Most of us think of participation as something we do. We join a community. We support an organization. We work for a company. We vote for a candidate. We identify with a tradition. From that perspective, participation appears entirely voluntary, an expression of individual choice. Yet there is another possibility worth considering. What if participation is not only something we direct outward? What if the structures we enter gradually begin directing us in return? Not through coercion or conscious manipulation, but through repetition, shared expectations, and the quiet reinforcement of collective life.
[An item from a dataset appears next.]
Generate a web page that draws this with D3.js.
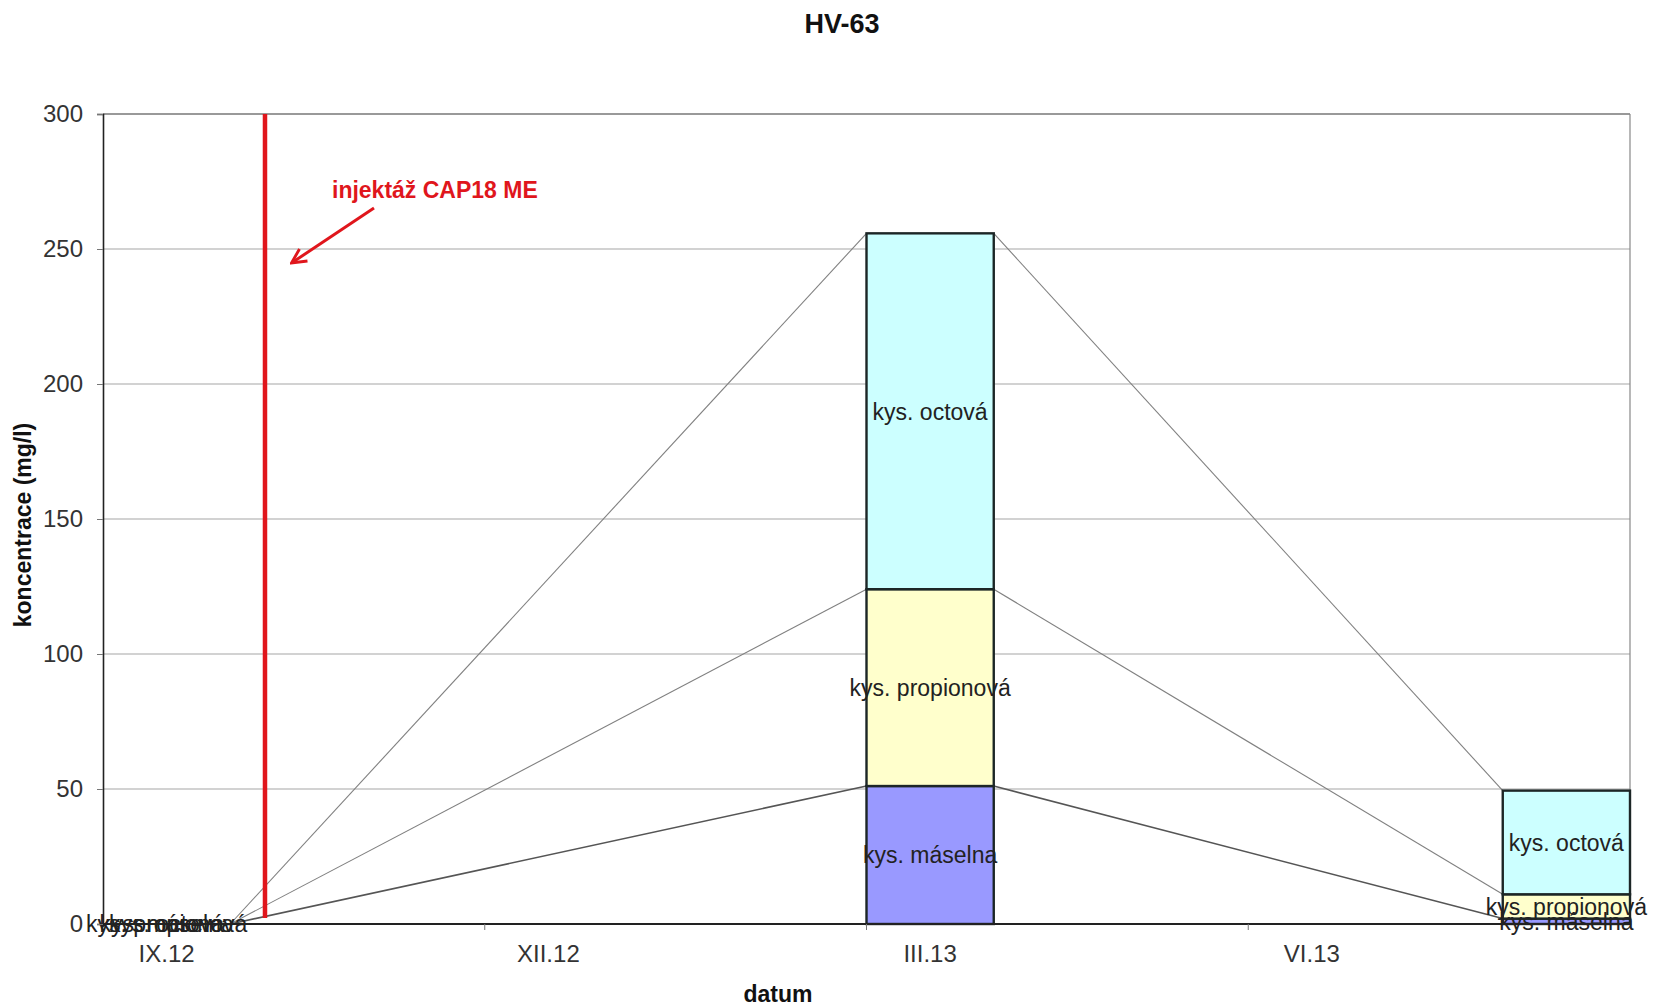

This possibility becomes easier to notice once attention shifts away from individuals and toward patterns. Organizations often retain recognizable cultures despite constant changes in leadership. Families continue repeating behaviors that no one remembers beginning. Nations preserve myths that outlive generations. Corporations maintain identities that survive the deaths of their founders. Even online communities develop recognizable personalities within remarkably short periods of time. New participants quickly learn what is rewarded, what is discouraged, and what belongs. Without anyone issuing formal instructions, a pattern begins stabilizing itself through the participation of everyone involved.

Repetition plays a subtle but powerful role in this process. The more often certain ideas are repeated, the more ordinary they appear. The more frequently particular behaviors are reinforced, the less they feel like choices. Customs become traditions. Traditions become expectations. Expectations become part of the background against which life is experienced. Eventually the pattern becomes so familiar that it disappears from conscious awareness altogether. People no longer recognize themselves as participating in it because it has become the environment through which they understand everything else.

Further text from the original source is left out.